The public perceives that during summer vacation teachers take vacation. The teacher-leader community perceives that we work – planning for the new year, attending and presenting at conferences, and the like.
I think the public perception is closer to the truth.
From May 24 until July 29, my time off, I have sixty-five days that I own. I’m committed to ten days of compensated work (and I hope to find some more). I’ll likely sprinkle in another ten days or so of uncompensated time planning for next year and maintaining my lab. So as it stands, I’m looking at forty-five free days this summer – more than six weeks.
When I hear teacher-leaders colleagues declare – usually in conferences or on Facebook – that we work in the summer it bothers me that the tone is universally negative and defensive.

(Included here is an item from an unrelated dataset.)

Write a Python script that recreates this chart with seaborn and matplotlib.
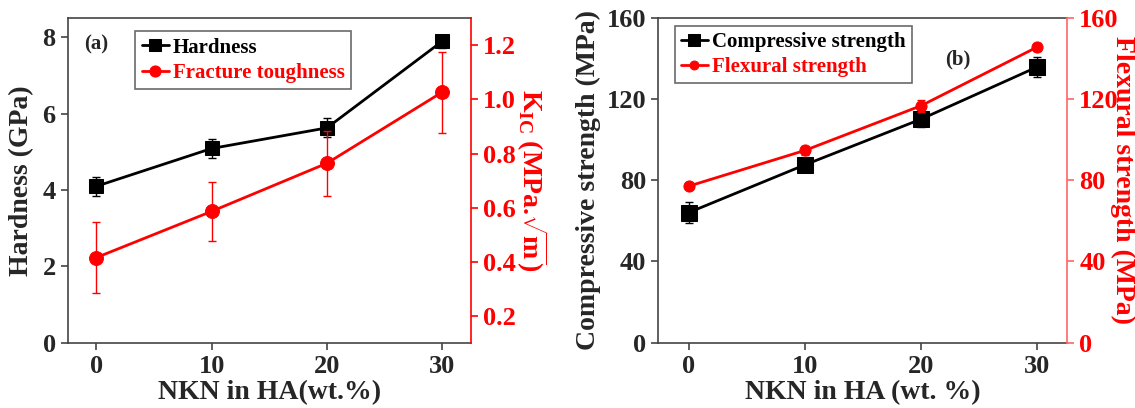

The terms Teacher Martyr and Teach Whiner jump to mind.
In a conference a presenter may speak in lofty terms, something like, “The public right now thinks we’re all out enjoying ourselves on vacation, but here we are showing our dedication to our profession on this June afternoon.” Lots of heads will nod in agreement or shake in despair.
On Facebook, there will be lots of cartoons. They usually feature a frazzled character telling us something like, “The next time someone tells you it must be nice to have summers off, tell them, “Oh really? If you think planning curriculum and going to in-services is vacation, than it’s just great!” Those cartoons always get a lot of likes, and “Too true” comments.
But in between the conference, which lasted six hours in an air-conditioned room and included lunch, and logging into Facebook at night, I’ll drive by the bridge they’re building near my house. The workers were on the job two hours before I left and will go on another hour after I get home. Their air is conditioned by the Tucson sun. They ate their lunch out of a metal box while sitting on a rock.
My conference was likely inspiring and transformational. I’m motivated and energized. I’m a better teacher. The construction workers are tired, sweaty, and sunburned. I’d be embarassed to say I’d been at work.
So where does the defensiveness of teachers come from? I have just as many people tell me that I deserve a break after nine months teaching. When someone is more sarcastic, I embrace that challenge, “You have no idea how good it is to have two months all my own. I’ll spend some time planning and learning, and still have tons left for personal projects, reading, and travel. It’s a great part of being a teacher.”
If someone claims I demean the profession by stating that summer vacation is a great part of teaching, I’d counter that it’s no more demeaning than stating that because I’m professionally active for twenty out of sixty-five days, I’m really not on vacation.
So, having made war, let me try to make peace. My twenty busy days this summer are less than average for me and less than many colleauges. And some colleagues do seem to be professionally engaged all summer long.
Most importantly, the work, oops, our summer professional activity moves the profession forward, and I don’t trivialize it at all.
And I’m happy to engage contrary opinions – preferably at poolside poolside this summer while enjoying an adult beverage after our conference breaks for the day.